The Linguistics of Signifying Time.

Back in 2005 I posted about a language spoken in a remote corner of Brazil, Nheengatú (Tupi: [ɲɛʔẽŋaˈtu]); now it’s the subject of a study by Simeon Floyd of the Max Planck Institute for Psycholinguistics, “Modally hybrid grammar? Celestial pointing for time-of-day reference in Nheengatú,” published in the March 2016 issue of Language (preprint pdf). The Linguistic Society of America press release says:

A new scientific study documenting the linguistic practices of the Northwestern Amazonian peoples uncovers an unusual method of communicating the human concept of time. […] The article examines how the Nheengatú language includes both auditory and visual components to express the time of day, even though it does not have any numerical or written system for telling time. Speakers of Nheengatú talk about time of day by pointing at where the sun would be in the sky at that particular time. For speakers of Nheengatú, this is the same as saying things like “nine o’clock” in English. This practice is notable because many linguists have assumed that users of auditory languages would not also develop visual language like that seen in sign languages, but this phenomenon shows that this is not necessarily the case.
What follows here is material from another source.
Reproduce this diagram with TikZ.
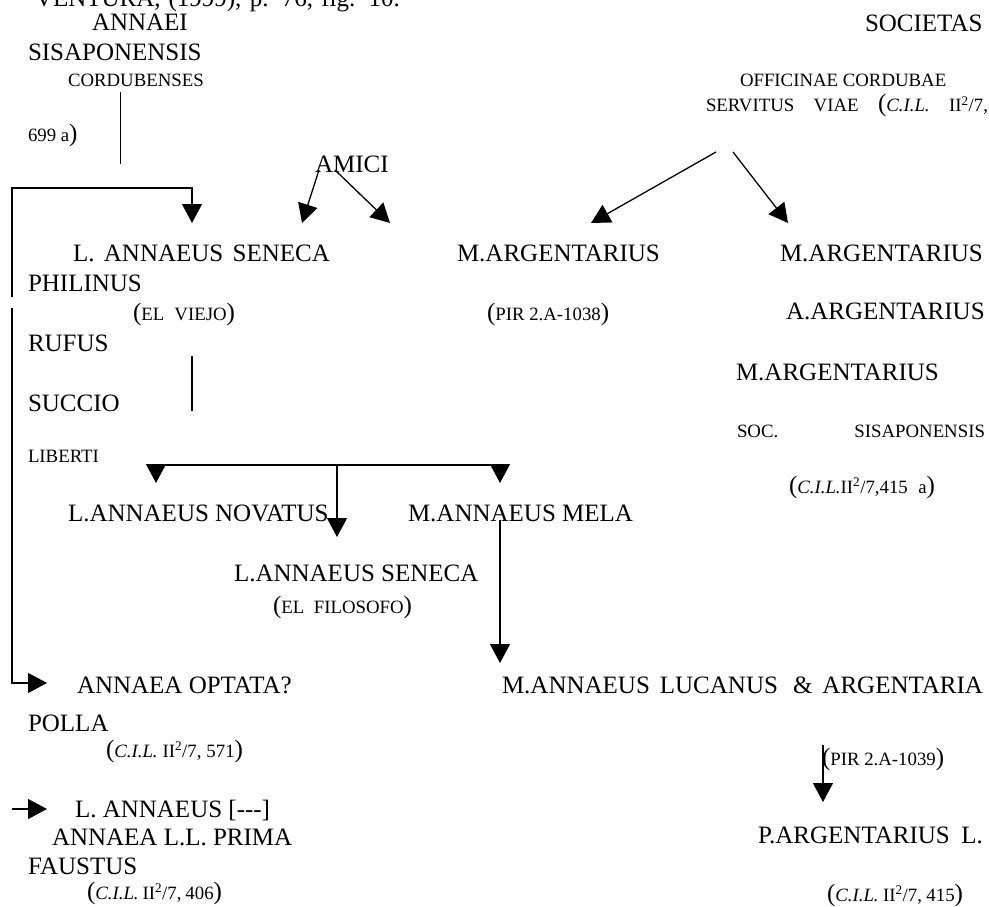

When humans conceive of grammar we might think of categories like nouns, verbs, adjectives and adverbs that people communicate by vocalizing. Research with speakers of Nheengatú reveals that this is not always the case, however, and that in some languages it is possible to communicate some of these concepts, by combining movements of the hands and body with speech in systematic ways. In this case visual elements play a role comparable to that usually played by spoken adverbs, adding information about time to the verbs they occur with.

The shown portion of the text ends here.